Shipin Kexue (Oct 2023)
Nondestructive Detection of Pear with Early-stage Core Browning Based on Empirical Mode Decomposition of Vibro-acoustic Signals
Abstract
In this study, a nondestructive vibro-acoustic setup was employed to acquire the vibro-acoustic signals of pear fruit. The signals were decomposed using the empirical mode decomposition (EMD). Different methods were used to suppress the end effect and mode mixing to achieve the optimal signal decomposition components. Then, the decomposition components of the vibro-acoustic signals were used as the input to construct a discriminant model based on convolution neural networks with spatial pyramid pool (CNN-SPP). The results showed that the improved slope-based method was better able to suppress the EMD end effect for the vibro-acoustic signals. The complementary complete ensemble empirical mode decomposition with adaptive noise (CCEEMDAN) method could exhibit better performance for suppressing mode mixing after end effect suppression. Thus, the obtained components were used as the input to construct a CCEEMDAN-CNN-SPP-based discriminant model.

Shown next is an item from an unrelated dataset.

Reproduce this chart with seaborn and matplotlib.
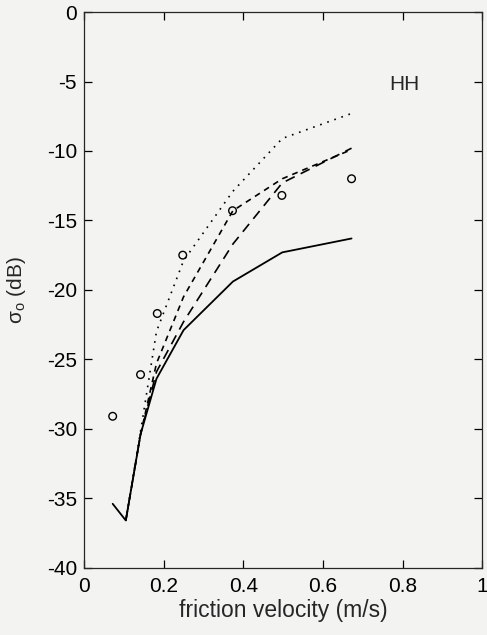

The overall classification accuracy of the model was 93.66% for pears with core browning, the discrimination accuracy was 94.44% for sub-healthy pears, and the misjudgment rate was 6.35% for diseased fruit. This improved the accuracy of vibro-acoustic identification of pears with early-stage mild disease. This study lays a foundation for the development of an online detection system for sub-healthy fruits in the future.